Atravesamos ahora en la costera del toro regordío, argumentando que la romana no es razón suficiente para justificar su trapío. “Qué daño nos hace la tablilla de los pesos en los chiqueros”,
 suelen decir. En el lenguaje de los taurinos, en su picaresca también, 
en una primer instancia todo eso se trasluce en reducir el peso de los 
toros. Ellos entienden que es una causa buena y necesaria. Incluso se 
puede coincidir con esta tesis.  Lo que ocurre es que, como enseña la 
historia, si se les deja andar manipulado el tema, se acaba sustituyendo
 al cuatreño por el utrero adelantado.

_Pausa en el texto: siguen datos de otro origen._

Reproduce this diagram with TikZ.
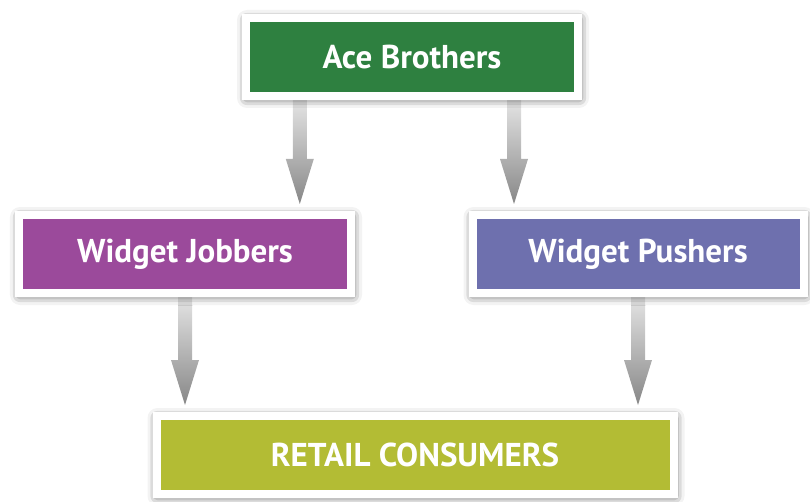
\documentclass[tikz,border=0pt]{standalone}
\usepackage{fontspec}
\setmainfont{PT Sans}
\usetikzlibrary{calc,shadows.blur}
\pgfdeclarelayer{background}
\pgfsetlayers{background,main}

\definecolor{acegreen}{RGB}{46,128,64}
\definecolor{jobberpurple}{RGB}{155,74,155}
\definecolor{pusherblue}{RGB}{110,112,174}
\definecolor{retailolive}{RGB}{179,188,52}
\definecolor{arrowtop}{RGB}{228,228,228}
\definecolor{arrowbottom}{RGB}{135,135,135}

% fat grey arrow from one anchor straight down to just above another
\newcommand{\flowarrow}[2]{%
  \path[shade, top color=arrowtop, bottom color=arrowbottom]
    let \p1=(#1), \p2=(#2) in
    (\x1-7pt,\y1) -- (\x1+7pt,\y1) -- (\x1+7pt,\y2+52pt) -- (\x1+14pt,\y2+52pt)
    -- (\x1,\y2+7pt) -- (\x1-14pt,\y2+52pt) -- (\x1-7pt,\y2+52pt) -- cycle;}

\begin{document}
\begin{tikzpicture}[x=1pt, y=-1pt,
  box/.style={draw=white, line width=8pt, text=white, inner sep=0pt,
    font=\fontsize{33}{38}\selectfont\bfseries, minimum height=78pt,
    blur shadow={shadow xshift=1pt, shadow yshift=-2pt,
      shadow blur radius=10pt, shadow opacity=75}}]
\useasboundingbox (0,0) rectangle (810,502);

% the four boxes
\node[box, fill=acegreen, minimum width=332pt] (ace) at (412,57) {Ace Brothers};
\node[box, fill=jobberpurple, minimum width=332pt] (jobbers) at (185,254) {Widget Jobbers};
\node[box, fill=pusherblue, minimum width=331pt] (pushers) at (638,254) {Widget Pushers};
\node[box, fill=retailolive, minimum width=517pt] (retail) at (415,455) {RETAIL CONSUMERS};

% arrows go behind the boxes
\begin{pgfonlayer}{background}
\flowarrow{$(ace.south west)!0.17!(ace.south east)$}{jobbers.north}
\flowarrow{$(ace.south west)!0.80!(ace.south east)$}{pushers.north}
\flowarrow{jobbers.south}{retail.north}
\flowarrow{pushers.south}{retail.north}
\end{pgfonlayer}
\end{tikzpicture}
\end{document}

No sería la primera vez que 
ocurre, que en este mundo nunca se cumplió el viejo dicho “de este agua no beberé”: se ha bebido cada vez que vino en gana.
Parten
 de una apreciación que no se puede compartir: la satisfacción del 
aficionado –incluso del espectador ocasional-- la generan los 60 
muletazos de la faena, como si el toreo se repartiera a granel. Y no es 
cierto tal principio; lo que de verdad levanta a los tendidos es la 
emoción y su gemelo el riesgo. ¿Quién se ha puesto como loco a aplaudir 
por un grandioso natural que se le dio al carretón o a una becerra en el
 campo?
Nada diferente cabría 
afirmar de esa primacía absoluta del encaste único y dominante. 
Reconducida una inmensa mayoría de la cabaña a un solo origen, nos 
privamos de la variedad que va intrínseca a las distintas procedencia. 
Pero aún más: hoy resulta que ahora constituye toda una novedad que en 
los carteles se anuncie otro encaste distinto del mayoritario. Incluso 
hay quienes presentan este hecho con signos de heroicidad, cuando 
debiera ser de lo más habitual. Ni Juan ni José, un muchos de los que le
 siguieron en el rango de figuras, jamás pudieron pensar en tal 
hipótesis: matar la corrida de Miura en las ferias entraba para ellos 
dentro de lo ordinario, de lo que habñia que hacer.
Anotemos
 colateralmente que el problema de los encastes  hoy minoritarios no 
radica tanto en su dificultad de origen; en realidad en su juego 
dependen del acierto con el que haya trabajado su  criador, por más que 
luego cuenten con muchas dificultades para vender sus camadas. Frente a 
otros, ahí esta el ejemplo de los victorinos para sacarnos de 
dudas. Pero hay muchos ejemplos. Sin ir más lejos, el prestigio de que 
gozan algunos de los minoritarios entre la afición francesa, que acabó 
por convertirse en el auténtico reducto del toro íntegro.
Los
 cambios no vienen prioritariamente del volumen, sino sobre todo del 
contenido que llevan dentro. Recordemos: no hace tantas décadas los santacolomas 
 que criaba la familia Buendía en San José de Bucaré, eran prácticamente
 fijos en las Corridas Generales de Bilbao; dentro de su propia 
tipología, no desentonaban de ese prototipo que siempre fue el hoy 
bastante abandonado “toro de Bilbao”, los mataban las figuras y ofrecieron muchos triunfos.
Todo
 lo anterior no puede entenderse como que se postule desde aquí un 
desandar lo hasta ahora andado en la mejora de la raza de lidia. No se 
trata depor los chiqueros salgan armarios de tres puertas, ni buscar eso que los taurinos denominaron tradicionalmente el “toro del Tío Picardías”.
 Como entiende quien tenga cabeza para pensar, no hay lugar para 
concebir que el objetivo actual tenga que ser la vuelta al uro salvaje 
que llegó a las tierras de Iberia. En modo alguno. Lo que se precisa es 
que todas esas dosis de bravura y nobleza que se le han añadido al toro 
de lidia, para encausar su fiereza natural, resulten compatibles con el 
poder del animal, no que la sustituyan.
Hoy,
 cuando la sociedad dice apostar por lo auténtico, que ya hasta las 
galletas de los niños tienen ser ecológicamente correctas, volvamos 
también a la condición natural de la raza, a su auténtico ser. Así nos 
ahorraríamos el aburrimiento de tantas ocasiones, así colocaríamos al 
arte del toreo en el pedestal que requiere. Tengo para mí que ahí radica
 la verdadera revolución pendiente, la que se necesita en esta época, la
 que nadie sabe si llegará a producirse, porque son demasiados los 
obstáculos que se le ponen en el camino. Sin embargo, en el cambio nos 
jugamos la continuidad en el tiempo.